__SOURCE DATA__:
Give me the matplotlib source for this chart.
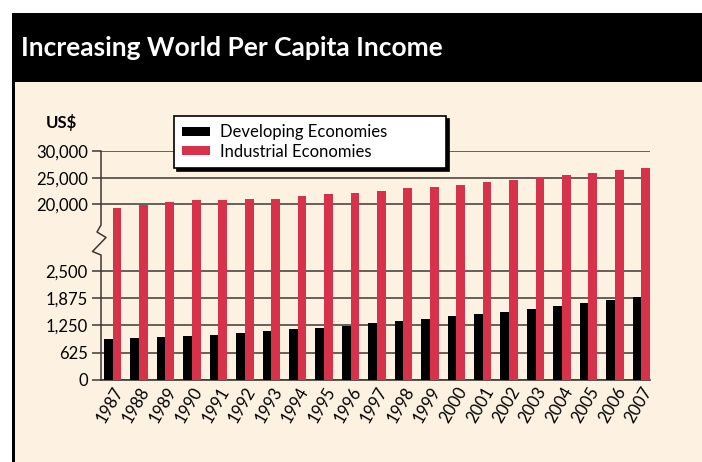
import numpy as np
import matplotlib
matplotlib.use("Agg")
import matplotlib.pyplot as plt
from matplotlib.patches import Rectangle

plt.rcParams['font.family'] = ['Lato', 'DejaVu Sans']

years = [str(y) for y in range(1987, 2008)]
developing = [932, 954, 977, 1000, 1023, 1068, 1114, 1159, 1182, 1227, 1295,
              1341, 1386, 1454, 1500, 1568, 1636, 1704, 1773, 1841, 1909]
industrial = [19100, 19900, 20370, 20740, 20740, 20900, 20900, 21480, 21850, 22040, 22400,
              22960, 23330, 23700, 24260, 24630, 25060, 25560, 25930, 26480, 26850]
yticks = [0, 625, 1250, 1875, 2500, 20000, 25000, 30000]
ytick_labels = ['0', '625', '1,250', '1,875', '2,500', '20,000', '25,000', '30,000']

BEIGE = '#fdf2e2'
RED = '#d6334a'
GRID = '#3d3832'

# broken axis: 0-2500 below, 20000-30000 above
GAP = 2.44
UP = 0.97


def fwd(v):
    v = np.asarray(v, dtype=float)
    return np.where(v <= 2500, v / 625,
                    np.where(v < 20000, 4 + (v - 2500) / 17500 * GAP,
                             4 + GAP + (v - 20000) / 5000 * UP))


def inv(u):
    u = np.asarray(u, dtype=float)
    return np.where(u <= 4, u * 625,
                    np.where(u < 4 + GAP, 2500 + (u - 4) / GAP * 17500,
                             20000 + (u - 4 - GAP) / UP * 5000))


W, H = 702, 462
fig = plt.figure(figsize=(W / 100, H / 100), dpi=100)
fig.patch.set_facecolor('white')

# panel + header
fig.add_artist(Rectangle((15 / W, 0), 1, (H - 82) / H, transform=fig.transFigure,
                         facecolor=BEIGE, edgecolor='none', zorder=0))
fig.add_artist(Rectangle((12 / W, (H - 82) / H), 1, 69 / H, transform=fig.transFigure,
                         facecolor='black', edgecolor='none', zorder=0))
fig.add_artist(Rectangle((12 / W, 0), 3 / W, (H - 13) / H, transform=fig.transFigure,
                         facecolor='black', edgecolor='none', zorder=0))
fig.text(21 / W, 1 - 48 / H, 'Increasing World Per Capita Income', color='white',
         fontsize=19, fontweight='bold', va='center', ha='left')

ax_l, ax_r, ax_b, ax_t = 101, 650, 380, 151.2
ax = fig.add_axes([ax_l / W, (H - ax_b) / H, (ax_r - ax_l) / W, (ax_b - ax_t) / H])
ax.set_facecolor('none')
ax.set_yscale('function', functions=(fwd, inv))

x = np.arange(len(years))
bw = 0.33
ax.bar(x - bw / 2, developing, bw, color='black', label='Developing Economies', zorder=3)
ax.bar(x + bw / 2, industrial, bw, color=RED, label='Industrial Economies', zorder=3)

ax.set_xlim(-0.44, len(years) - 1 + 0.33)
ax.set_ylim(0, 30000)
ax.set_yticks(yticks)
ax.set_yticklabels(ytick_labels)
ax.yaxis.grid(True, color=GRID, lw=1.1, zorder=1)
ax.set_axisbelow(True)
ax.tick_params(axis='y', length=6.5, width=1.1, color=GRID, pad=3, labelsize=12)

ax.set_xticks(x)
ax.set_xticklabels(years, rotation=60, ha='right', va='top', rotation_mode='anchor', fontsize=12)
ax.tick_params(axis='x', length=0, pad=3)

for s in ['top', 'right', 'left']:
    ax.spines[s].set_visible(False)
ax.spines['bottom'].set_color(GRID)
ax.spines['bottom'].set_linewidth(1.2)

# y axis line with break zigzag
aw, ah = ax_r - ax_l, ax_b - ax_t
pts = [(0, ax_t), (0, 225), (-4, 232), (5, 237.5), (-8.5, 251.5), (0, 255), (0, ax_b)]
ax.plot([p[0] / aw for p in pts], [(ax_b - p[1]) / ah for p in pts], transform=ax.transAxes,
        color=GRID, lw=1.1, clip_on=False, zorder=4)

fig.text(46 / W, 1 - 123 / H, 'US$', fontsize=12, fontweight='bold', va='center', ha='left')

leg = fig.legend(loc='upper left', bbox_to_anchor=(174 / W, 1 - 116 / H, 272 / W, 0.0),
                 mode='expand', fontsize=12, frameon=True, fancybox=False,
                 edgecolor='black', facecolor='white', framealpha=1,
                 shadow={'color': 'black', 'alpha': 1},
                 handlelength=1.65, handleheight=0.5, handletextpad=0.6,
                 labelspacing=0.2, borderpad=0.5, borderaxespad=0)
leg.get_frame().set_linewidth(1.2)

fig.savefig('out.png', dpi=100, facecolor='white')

__WHAT YOU WILL DO__:
Reproduce the whole listing word for word, setting aside any pictures.

__TASK ANSWER__:
Give me the matplotlib source for this chart.
import numpy as np
import matplotlib
matplotlib.use("Agg")
import matplotlib.pyplot as plt
from matplotlib.patches import Rectangle

plt.rcParams['font.family'] = ['Lato', 'DejaVu Sans']

years = [str(y) for y in range(1987, 2008)]
developing = [932, 954, 977, 1000, 1023, 1068, 1114, 1159, 1182, 1227, 1295,
              1341, 1386, 1454, 1500, 1568, 1636, 1704, 1773, 1841, 1909]
industrial = [19100, 19900, 20370, 20740, 20740, 20900, 20900, 21480, 21850, 22040, 22400,
              22960, 23330, 23700, 24260, 24630, 25060, 25560, 25930, 26480, 26850]
yticks = [0, 625, 1250, 1875, 2500, 20000, 25000, 30000]
ytick_labels = ['0', '625', '1,250', '1,875', '2,500', '20,000', '25,000', '30,000']

BEIGE = '#fdf2e2'
RED = '#d6334a'
GRID = '#3d3832'

# broken axis: 0-2500 below, 20000-30000 above
GAP = 2.44
UP = 0.97


def fwd(v):
    v = np.asarray(v, dtype=float)
    return np.where(v <= 2500, v / 625,
                    np.where(v < 20000, 4 + (v - 2500) / 17500 * GAP,
                             4 + GAP + (v - 20000) / 5000 * UP))


def inv(u):
    u = np.asarray(u, dtype=float)
    return np.where(u <= 4, u * 625,
                    np.where(u < 4 + GAP, 2500 + (u - 4) / GAP * 17500,
                             20000 + (u - 4 - GAP) / UP * 5000))


W, H = 702, 462
fig = plt.figure(figsize=(W / 100, H / 100), dpi=100)
fig.patch.set_facecolor('white')

# panel + header
fig.add_artist(Rectangle((15 / W, 0), 1, (H - 82) / H, transform=fig.transFigure,
                         facecolor=BEIGE, edgecolor='none', zorder=0))
fig.add_artist(Rectangle((12 / W, (H - 82) / H), 1, 69 / H, transform=fig.transFigure,
                         facecolor='black', edgecolor='none', zorder=0))
fig.add_artist(Rectangle((12 / W, 0), 3 / W, (H - 13) / H, transform=fig.transFigure,
                         facecolor='black', edgecolor='none', zorder=0))
fig.text(21 / W, 1 - 48 / H, 'Increasing World Per Capita Income', color='white',
         fontsize=19, fontweight='bold', va='center', ha='left')

ax_l, ax_r, ax_b, ax_t = 101, 650, 380, 151.2
ax = fig.add_axes([ax_l / W, (H - ax_b) / H, (ax_r - ax_l) / W, (ax_b - ax_t) / H])
ax.set_facecolor('none')
ax.set_yscale('function', functions=(fwd, inv))

x = np.arange(len(years))
bw = 0.33
ax.bar(x - bw / 2, developing, bw, color='black', label='Developing Economies', zorder=3)
ax.bar(x + bw / 2, industrial, bw, color=RED, label='Industrial Economies', zorder=3)

ax.set_xlim(-0.44, len(years) - 1 + 0.33)
ax.set_ylim(0, 30000)
ax.set_yticks(yticks)
ax.set_yticklabels(ytick_labels)
ax.yaxis.grid(True, color=GRID, lw=1.1, zorder=1)
ax.set_axisbelow(True)
ax.tick_params(axis='y', length=6.5, width=1.1, color=GRID, pad=3, labelsize=12)

ax.set_xticks(x)
ax.set_xticklabels(years, rotation=60, ha='right', va='top', rotation_mode='anchor', fontsize=12)
ax.tick_params(axis='x', length=0, pad=3)

for s in ['top', 'right', 'left']:
    ax.spines[s].set_visible(False)
ax.spines['bottom'].set_color(GRID)
ax.spines['bottom'].set_linewidth(1.2)

# y axis line with break zigzag
aw, ah = ax_r - ax_l, ax_b - ax_t
pts = [(0, ax_t), (0, 225), (-4, 232), (5, 237.5), (-8.5, 251.5), (0, 255), (0, ax_b)]
ax.plot([p[0] / aw for p in pts], [(ax_b - p[1]) / ah for p in pts], transform=ax.transAxes,
        color=GRID, lw=1.1, clip_on=False, zorder=4)

fig.text(46 / W, 1 - 123 / H, 'US$', fontsize=12, fontweight='bold', va='center', ha='left')

leg = fig.legend(loc='upper left', bbox_to_anchor=(174 / W, 1 - 116 / H, 272 / W, 0.0),
                 mode='expand', fontsize=12, frameon=True, fancybox=False,
                 edgecolor='black', facecolor='white', framealpha=1,
                 shadow={'color': 'black', 'alpha': 1},
                 handlelength=1.65, handleheight=0.5, handletextpad=0.6,
                 labelspacing=0.2, borderpad=0.5, borderaxespad=0)
leg.get_frame().set_linewidth(1.2)

fig.savefig('out.png', dpi=100, facecolor='white')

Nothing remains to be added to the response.